→ **TASK DIRECTIONS**
Only a number is wanted: how many lines in the records below contain "this"?

→ **MATERIAL**
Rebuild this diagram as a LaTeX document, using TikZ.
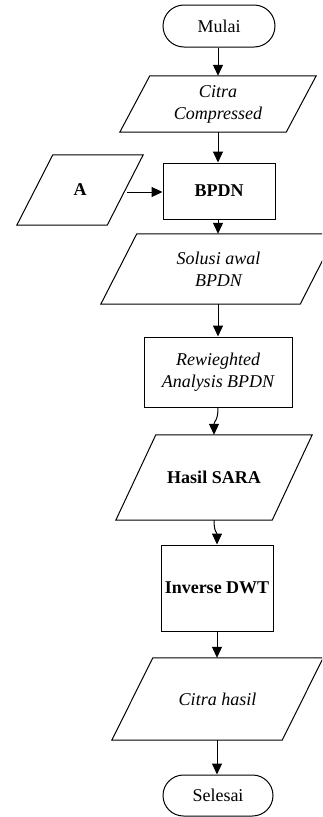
\documentclass[tikz,border=0pt]{standalone}
\usepackage{fontspec}
\setmainfont{Liberation Serif}
\usetikzlibrary{arrows.meta,shapes.misc}
\tikzset{
  line/.style={line width=1pt, draw=black},
  arr/.style={line, -{Triangle[length=11pt,width=10pt]}},
  term/.style={rounded rectangle, line, inner sep=0pt, font=\fontsize{18}{22}\selectfont},
  procbox/.style={rectangle, line, inner sep=0pt, align=center, font=\fontsize{18}{22}\selectfont},
  iobox/.style={rectangle, inner sep=0pt, align=center, font=\fontsize{18}{22}\selectfont},
}
\newcommand\paradraw[2]{\draw[line] ([xshift=#2]#1.north west) -- (#1.north east) -- ([xshift=-#2]#1.south east) -- (#1.south west) -- cycle;}
\begin{document}
\begin{tikzpicture}[x=1pt,y=-1pt]
\useasboundingbox (0,0) rectangle (322,817);
\clip (0,0) rectangle (322,817);
\fill[white] (0,0) rectangle (322,817);

\node[term, minimum width=112pt, minimum height=42pt] (mulai) at (219,26) {Mulai};
\node[iobox, minimum width=196pt, minimum height=56pt] (cc) at (218,104) {\itshape Citra\\\itshape Compressed};
\paradraw{cc}{30pt}
\node[procbox, minimum width=112pt, minimum height=56pt] (bpdn) at (219,191) {\bfseries BPDN};
\node[iobox, minimum width=126pt, minimum height=70pt] (a) at (80,190) {\bfseries A};
\paradraw{a}{36pt}
\node[iobox, minimum width=235pt, minimum height=70pt] (sol) at (218.5,269) {\itshape Solusi awal\\\itshape BPDN};
\paradraw{sol}{36pt}
\node[procbox, minimum width=148pt, minimum height=70pt] (rw) at (218,372) {\itshape Rewieghted\\\itshape Analysis BPDN};
\node[iobox, minimum width=196pt, minimum height=85pt] (hs) at (214,477.5) {\bfseries Hasil SARA};
\paradraw{hs}{40pt}
\node[procbox, minimum width=112pt, minimum height=86pt] (inv) at (217,588) {\bfseries Inverse DWT};
\node[iobox, minimum width=211pt, minimum height=82pt] (ch) at (217.5,699) {\itshape Citra hasil};
\paradraw{ch}{41pt}
\node[term, minimum width=110pt, minimum height=41pt] (sel) at (218,795.5) {Selesai};

\coordinate (astart) at (127,192);
\draw[arr] (mulai.south -| 218,0) -- (cc.north -| 218,0);
\draw[arr] (cc.south -| 218,0) -- (bpdn.north -| 218,0);
\draw[arr] (astart) -- (bpdn.west |- astart);
\draw[arr] (bpdn.south -| 218,0) -- (sol.north -| 218,0);
\draw[arr] (sol.south -| 218,0) -- (rw.north -| 218,0);
\draw[arr] (rw.south) .. controls +(0,14) and +(0,-14) .. (hs.north);
\draw[arr] (hs.south) .. controls +(0,12) and +(0,-12) .. (inv.north);
\draw[arr] (inv.south) -- (ch.north -| inv.south);
\draw[arr] (ch.south -| inv.south) -- (sel.north -| inv.south);
\end{tikzpicture}
\end{document}
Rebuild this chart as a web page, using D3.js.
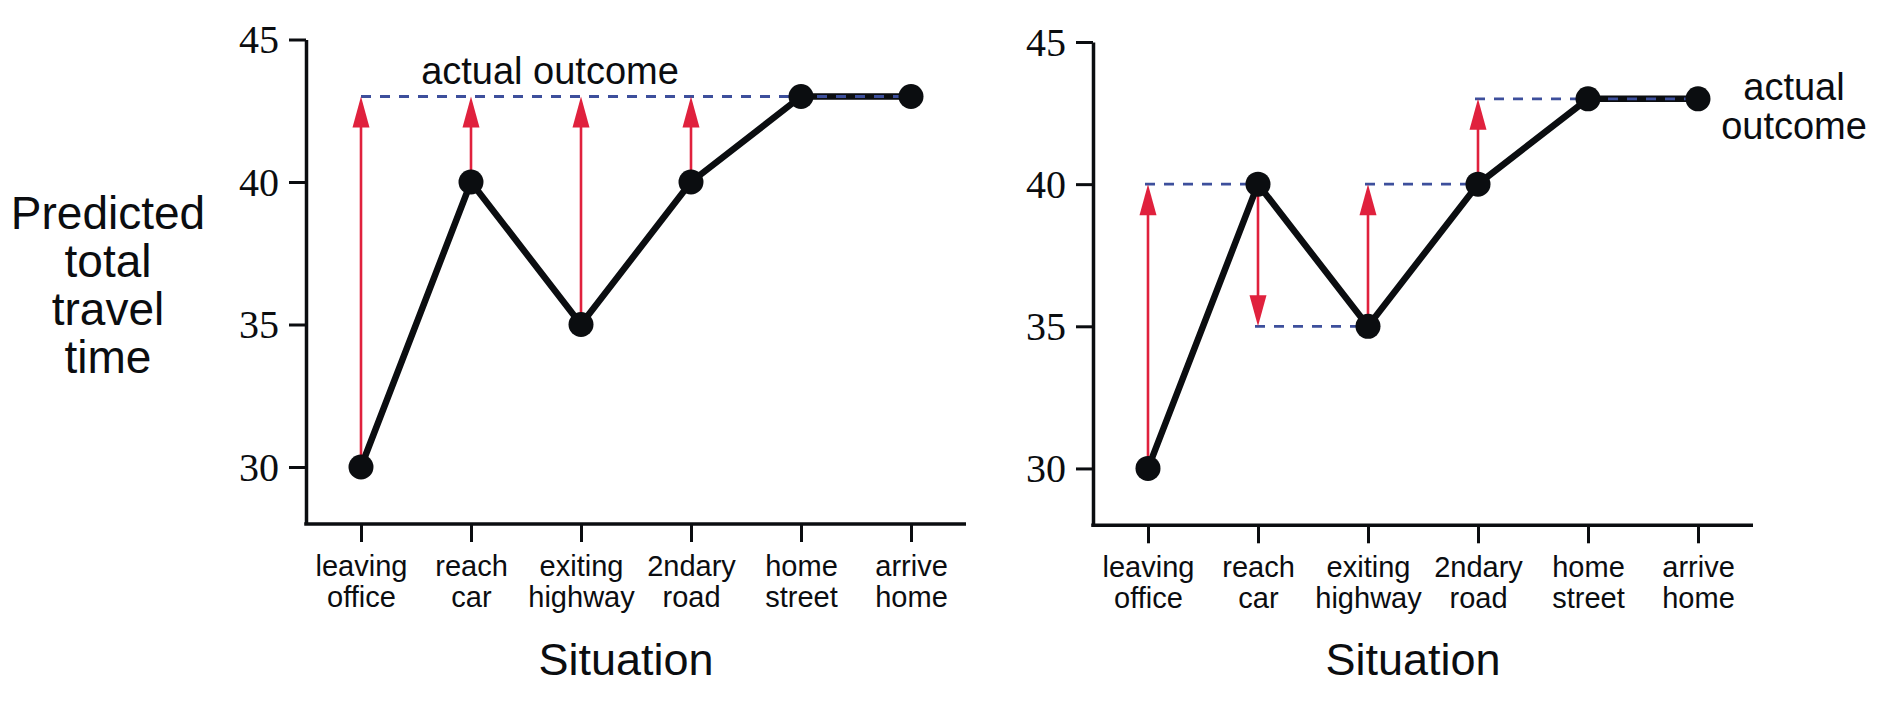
<!DOCTYPE html>
<html>
<head>
<meta charset="utf-8">
<script src="https://cdn.jsdelivr.net/npm/d3@7"></script>
<style>
  html, body { margin: 0; padding: 0; background: #ffffff; }
  svg { display: block; }
</style>
</head>
<body>
<svg id="chart" width="1884" height="704"></svg>
<script>
// ---------------- data ----------------
const situations = ["leaving office", "reach car", "exiting highway", "2ndary road", "home street", "arrive home"];
const predicted = [30, 40, 35, 40, 43, 43];
const actualOutcome = 43;
const yTicks = [30, 35, 40, 45];
const yDomain = [28, 45];
const axisTitleX = "Situation";
const axisTitleY = ["Predicted", "total", "travel", "time"];
const annotation = "actual outcome";

// ---------------- styles ----------------
const RED = "#e0213d";
const BLUE = "#3d4f9c";
const INK = "#0b0d10";
const SANS = "'Liberation Sans', Arial, Helvetica, sans-serif";
const SERIF = "'Liberation Serif', 'Times New Roman', serif";

const svg = d3.select("#chart");
svg.append("rect").attr("width", 1884).attr("height", 704).attr("fill", "#fff");

// y-axis title (shared, left)
const yt = svg.append("text")
  .attr("font-family", SANS).attr("font-size", 46).attr("fill", INK)
  .attr("text-anchor", "middle");
axisTitleY.forEach((w, i) => {
  yt.append("tspan").attr("x", 108).attr("y", 229 + i * 48).text(w);
});

function arrow(g, x, y0, y1) {
  const head = 31, half = 8.5;
  const dir = y1 < y0 ? 1 : -1; // 1 = upward
  g.append("line")
    .attr("x1", x).attr("x2", x)
    .attr("y1", y0).attr("y2", y1 + dir * head * 0.8)
    .attr("stroke", RED).attr("stroke-width", 2.6);
  g.append("path")
    .attr("d", `M${x},${y1} L${x - half},${y1 + dir * head} L${x + half},${y1 + dir * head} Z`)
    .attr("fill", RED);
}

function panel(opts) {
  const g = svg.append("g");
  const x = d3.scalePoint().domain(situations).range(opts.xRange).padding(0.5);
  const y = d3.scaleLinear().domain(yDomain).range(opts.yRange);

  // axes
  const ay = g.append("g").attr("transform", `translate(${opts.xRange[0]},0)`)
    .call(d3.axisLeft(y).tickValues(yTicks).tickSize(17).tickSizeOuter(0).tickPadding(10).tickFormat(d3.format("d")));
  ay.select(".domain").attr("stroke", INK).attr("stroke-width", 3.5);
  ay.selectAll(".tick line").attr("stroke", INK).attr("stroke-width", 3);
  ay.selectAll(".tick text").attr("font-family", SERIF).attr("font-size", 40).attr("fill", INK).attr("dy", "0.33em");

  const ax = g.append("g").attr("transform", `translate(0,${opts.yRange[0]})`)
    .call(d3.axisBottom(x).tickSize(18).tickSizeOuter(0));
  ax.select(".domain").attr("stroke", INK).attr("stroke-width", 3.5)
    .attr("d", `M${opts.xRange[0] - 1.75},0H${opts.xRange[1]}`);
  ax.selectAll(".tick line").attr("stroke", INK).attr("stroke-width", 3);
  ax.selectAll(".tick text").each(function(d) {
    const t = d3.select(this).text(null)
      .attr("font-family", SANS).attr("font-size", 29).attr("fill", INK)
      .attr("dy", null).attr("y", null);
    d.split(" ").forEach((w, i) => {
      t.append("tspan").attr("x", 0).attr("y", 52 + i * 31).text(w);
    });
  });

  g.append("text")
    .attr("x", (opts.xRange[0] + opts.xRange[1]) / 2 - 10)
    .attr("y", 675)
    .attr("text-anchor", "middle")
    .attr("font-family", SANS).attr("font-size", 45).attr("fill", INK)
    .text(axisTitleX);

  const pts = situations.map((s, i) => ({ s, v: predicted[i] }));

  // black line
  g.append("path").datum(pts)
    .attr("d", d3.line().x(d => x(d.s)).y(d => y(d.v)))
    .attr("fill", "none").attr("stroke", INK).attr("stroke-width", 6.5).attr("stroke-linejoin", "round");

  opts.draw(g, x, y);

  // dots
  g.selectAll("circle.pt").data(pts).join("circle")
    .attr("class", "pt")
    .attr("cx", d => x(d.s)).attr("cy", d => y(d.v)).attr("r", 12.5)
    .attr("fill", INK);
}

// Left panel: Monte Carlo — every prediction moves toward the actual outcome
panel({
  xRange: [306, 966],
  yRange: [524, 39.5],
  draw(g, x, y) {
    g.append("line")
      .attr("x1", x(situations[0])).attr("x2", x(situations[situations.length - 1]))
      .attr("y1", y(actualOutcome)).attr("y2", y(actualOutcome))
      .attr("stroke", BLUE).attr("stroke-width", 2.8).attr("stroke-dasharray", "10,9");
    situations.forEach((s, i) => {
      if (predicted[i] !== actualOutcome) arrow(g, x(s), y(predicted[i]), y(actualOutcome));
    });
    g.append("text")
      .attr("x", 550).attr("y", 84)
      .attr("text-anchor", "middle")
      .attr("font-family", SANS).attr("font-size", 38).attr("fill", INK)
      .text(annotation);
  }
});

// Right panel: TD — each prediction moves toward the next one
panel({
  xRange: [1093, 1753],
  yRange: [525.3, 42],
  draw(g, x, y) {
    for (let i = 0; i < situations.length - 1; i++) {
      if (predicted[i] === predicted[i + 1]) continue;
      let j = i + 1;
      while (j + 1 < situations.length && predicted[j + 1] === predicted[i + 1]) j++;
      g.append("line")
        .attr("x1", x(situations[i]) - 3).attr("x2", x(situations[j]))
        .attr("y1", y(predicted[i + 1])).attr("y2", y(predicted[i + 1]))
        .attr("stroke", BLUE).attr("stroke-width", 2.8).attr("stroke-dasharray", "10,9");
      arrow(g, x(situations[i]), y(predicted[i]), y(predicted[i + 1]));
    }
    const t = g.append("text")
      .attr("text-anchor", "middle")
      .attr("font-family", SANS).attr("font-size", 38).attr("fill", INK);
    annotation.split(" ").forEach((w, i) => {
      t.append("tspan").attr("x", 1794).attr("y", 100 + i * 39).text(w);
    });
  }
});
</script>
</body>
</html>
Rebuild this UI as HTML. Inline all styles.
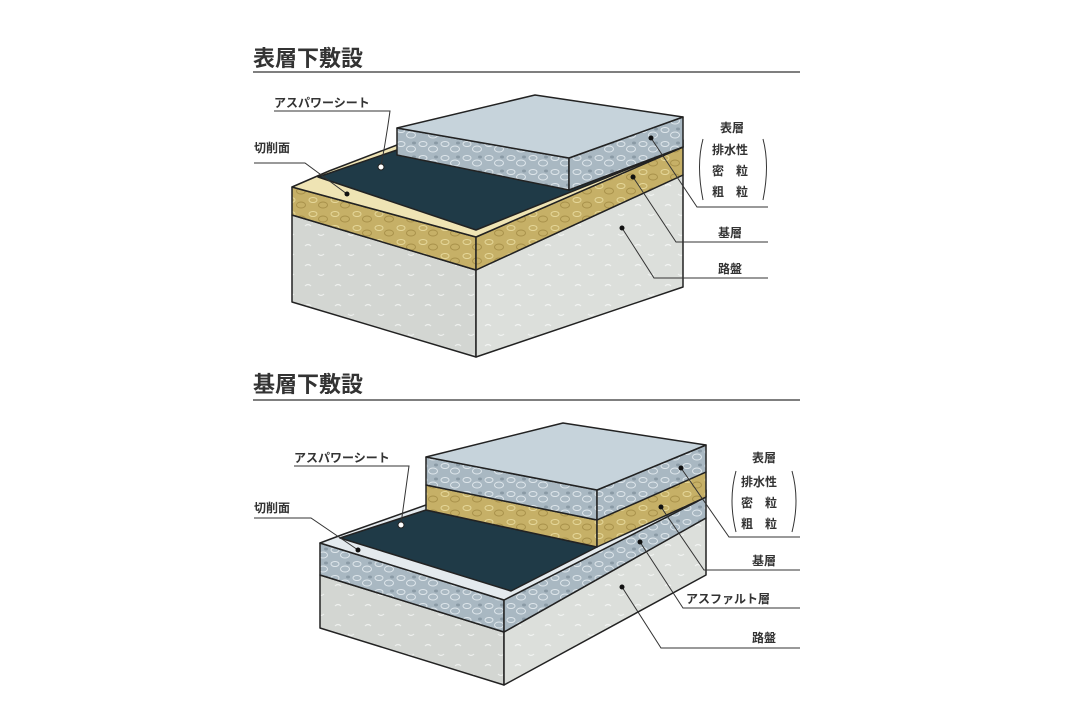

→ **CORRECT RESPONSE**
4